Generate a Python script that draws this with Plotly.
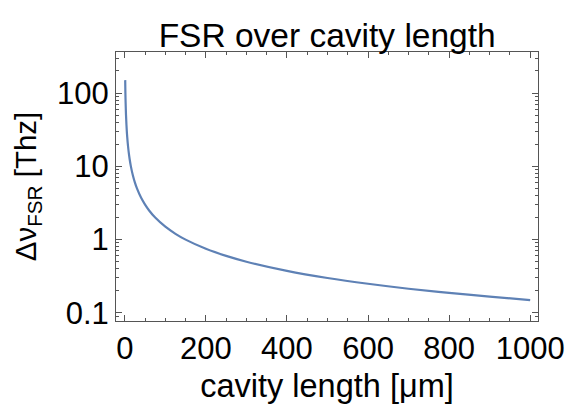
import plotly.graph_objects as go

# cavity length [µm] and free spectral range [THz]
cavity_length_um = [1, 1.5, 2, 3, 4, 5, 6, 8, 10, 12, 15, 20, 25, 30, 40, 50, 60, 75, 100,
                    125, 150, 200, 250, 300, 400, 500, 600, 700, 800, 900, 1000]
fsr_thz = [150, 100, 75, 50, 37.5, 30, 25, 18.8, 15, 12.5, 10, 7.5, 6.0, 5.0, 3.75, 3.0, 2.5, 2.0, 1.5,
           1.2, 1.0, 0.75, 0.6, 0.5, 0.375, 0.3, 0.25, 0.214, 0.1875, 0.167, 0.15]

x_ticks = [0, 200, 400, 600, 800, 1000]
y_ticks = [0.1, 1, 10, 100]
y_tick_text = ["0.1", "1", "10", "100"]

font_family = "Liberation Sans, Arial, sans-serif"

fig = go.Figure()
fig.add_trace(go.Scatter(x=cavity_length_um, y=fsr_thz, mode="lines",
                         line=dict(color="#5E81B5", width=2.2), line_shape="spline",
                         showlegend=False))

axis_common = dict(showgrid=False, zeroline=False, showline=True, linecolor="#555",
                   linewidth=1, mirror="ticks", ticks="inside", tickcolor="#555",
                   ticklen=6, tickfont=dict(size=31, color="black", family=font_family))

fig.update_xaxes(range=[-21.7, 1019.3], tickvals=x_ticks,
                 minor=dict(ticks="inside", dtick=50, tick0=0, ticklen=3, tickcolor="#555"),
                 title=dict(text="cavity length [μm]", font=dict(size=32.5, color="black", family=font_family),
                            standoff=9),
                 **axis_common)
fig.update_yaxes(type="log", range=[-1.11, 2.56], tickvals=y_ticks, ticktext=y_tick_text,
                 minor=dict(ticks="inside", dtick="D1", ticklen=3, tickcolor="#555"),
                 title=dict(text="Δν<sub>FSR</sub> [Thz]",
                            font=dict(size=29.5, color="black", family=font_family), standoff=11),
                 **axis_common)

fig.update_layout(
    width=576, height=410,
    margin=dict(l=116, r=28, t=52, b=89),
    paper_bgcolor="white", plot_bgcolor="white",
    title=dict(text="FSR over cavity length", x=0.568, xanchor="center", y=0.915, yanchor="middle",
               font=dict(size=33.5, color="black", family=font_family)),
)

fig.write_html("out.html")
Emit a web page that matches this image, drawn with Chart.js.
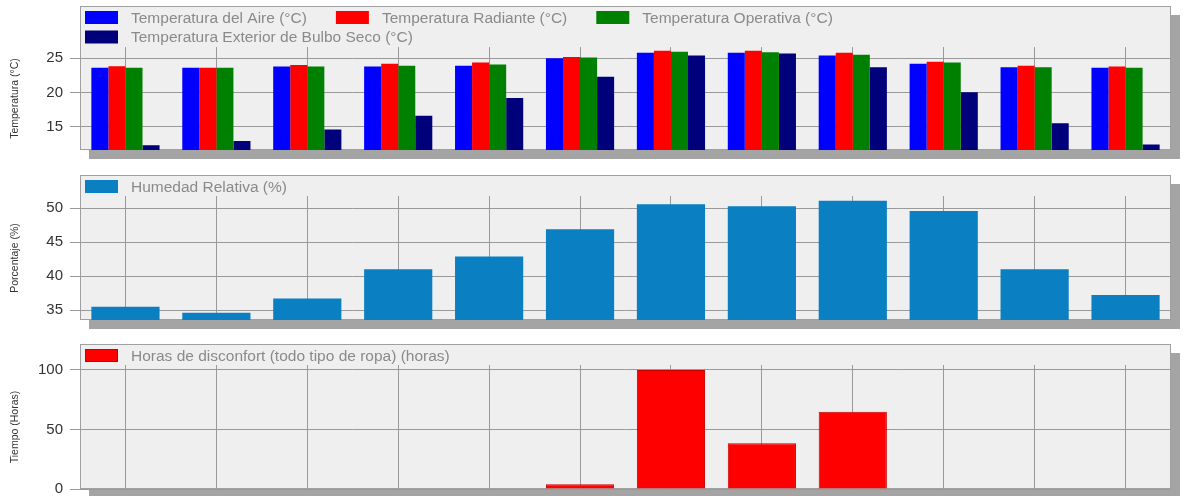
•••
Written task = Stop after the line containing "0.1875, 0.167, 0.15]": copy the records exactly from the first line up to there, leaving pictures out.

Solution below =
Generate a Python script that draws this with Plotly.
import plotly.graph_objects as go

# cavity length [µm] and free spectral range [THz]
cavity_length_um = [1, 1.5, 2, 3, 4, 5, 6, 8, 10, 12, 15, 20, 25, 30, 40, 50, 60, 75, 100,
                    125, 150, 200, 250, 300, 400, 500, 600, 700, 800, 900, 1000]
fsr_thz = [150, 100, 75, 50, 37.5, 30, 25, 18.8, 15, 12.5, 10, 7.5, 6.0, 5.0, 3.75, 3.0, 2.5, 2.0, 1.5,
           1.2, 1.0, 0.75, 0.6, 0.5, 0.375, 0.3, 0.25, 0.214, 0.1875, 0.167, 0.15]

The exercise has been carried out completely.